Noorda College of Osteopathic Medicine
- Type: Private, For-profit
- Established: 2019
- President: Norman S Wright, PhD
- Dean: Lynsey Drew, DO
- Location: Provo, Utah, US 40°12′42″N 111°39′21″W﻿ / ﻿40.21167°N 111.65583°W
- Campus: 21 acres;
- Colors: Copper, Alpine White, Granite Gray, Twilight purple
- Nickname: Noorda-COM
- Mascot: Gnomes
- Website: noorda.edu

= Noorda College of Osteopathic Medicine =

Medical school in Utah

The Noorda College of Osteopathic Medicine is a private, for-profit medical school for osteopathic medicine located in the city of Provo in the U.S. state of Utah.

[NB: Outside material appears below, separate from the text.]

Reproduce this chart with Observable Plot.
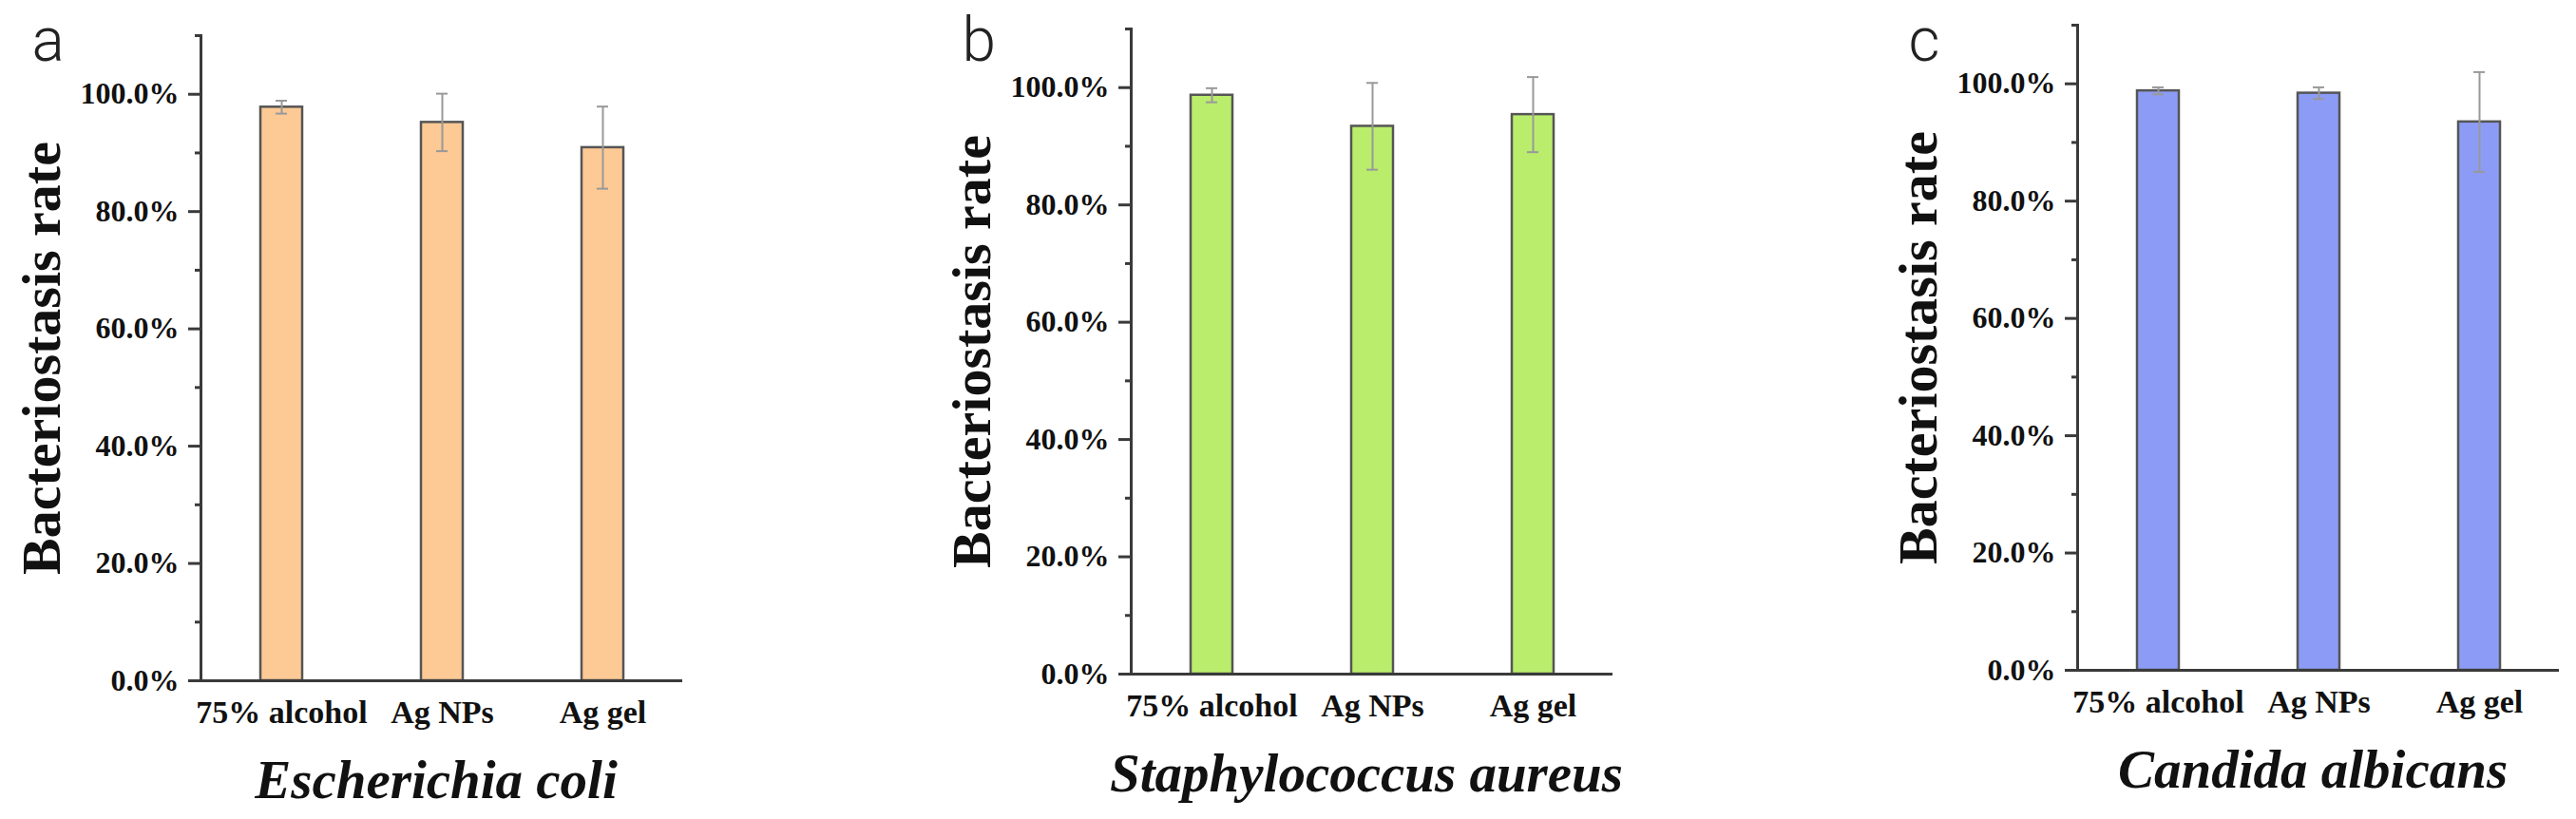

It is the third medical school in the state, and the second school of osteopathic medicine.

==History==
The college was founded in 2019. In July 2020, the college received accreditation approval to begin recruiting students. The school was named "Noorda College of Osteopathic Medicine" to recognized the Ray and Tye Noorda Foundation, which provided $50 million in funding to found the school.

==Academics==
Noorda-COM offers the Doctor of Osteopathic Medicine (DO), as well as a dual DO/MBA program in conjunction with Utah Valley University. Like many other medical schools in the United States, Noorda-COM students will take basic science courses in the first two years of medical school, and move on to clinical clerkships during their third and fourth years. The school plans to enroll 90 students (50% capacity) during its first year, 135 (75% capacity) during its second year, 180 (100% capacity) during its third year, and 194 students each year thereafter (the additional students past 180 are allowed to account for attrition).

==Campus==
The college is located on a 21-acre campus, acquired from a neighboring golf course. Groundbreaking for the campus began in 2019. Campus plans include a 685,000 square feet building with 685 units of multi-family housing, and 234,000 square feet of parking structures. Cost of construction is projected $65 million.